You’re right about the relative unpredictability though: for the more exotic, automated things (eg hardware merging) the results would be somewhat unpredictable and non-linear with minor changes. But that’s already the case w/ EDA tools, so I’d be nothing new to designers vs software programmers. You’re also right about the complier explaining optimization choices. It’s very difficult for some optimizations (eg pattern matching based ones) purely due to the number of possibilities. So very research-y.

We spent some time trying to eek out the unpredictability issues in C-based HLS tool with the tldr being that small code changes radically alter final designs and result in weird area-latency trade-offs.

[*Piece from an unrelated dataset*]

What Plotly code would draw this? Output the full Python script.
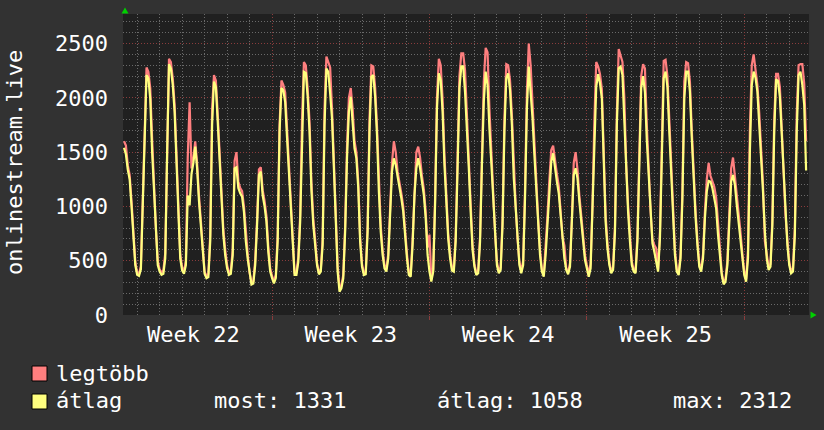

EDA tools do have this kind of unpredictability built in. For example, I think Vivado carefully replaces 4-stage multiplies with DSPs, but generates much larger harder for anything else. However, there are some projects which are trying to tackle these problems by making all of these decisions explicit in the language (either verilog or a new IR for specifically expressing design constraints).

1 Like

Really interesting paper! I added it to the meeting notes for others who may be interested!

@rachitnigam this paper is really really interesting. Would you be interested in presenting on it in the meeting sometime? It would be great to get more PL / type system content into the meeting - I suspect that most people are not familiar with affine types.

1 Like

Thanks @clattner! I can absolutely present this paper during one of the future meetings.

In the meantime, here are links to:

  1. A web-based demo (no installation required)
  2. Hour long talk I gave at Berkeley on Dahlia


It would be great to have you give a talk!

A few comments on your paper: I think most of the effects you see are caused by looking at very small designs, where certain costs (like muxing and the cost of non-power of 2 modulos in FPGA hardware) dominate the costs that are more often considered critical (multiply-accumulates). My opinion is that there are different HLS tools with different goals. Some attempt to enable hardware engineers to express detailed architectures more easily (I tend to lump them under the heading of “Better Verilog”). Other tools focus on enabling more complex algorithms to be implemented without getting bogged down in the details (“Algorithmic Synthesis”). Generally speaking, Vivado HLS focuses on the latter rather than the former. I’d like to see CIRCT make improvements in both areas, which are somewhat complementary, since ‘better Verilog’ should enable better ‘algorithmic synthesis’.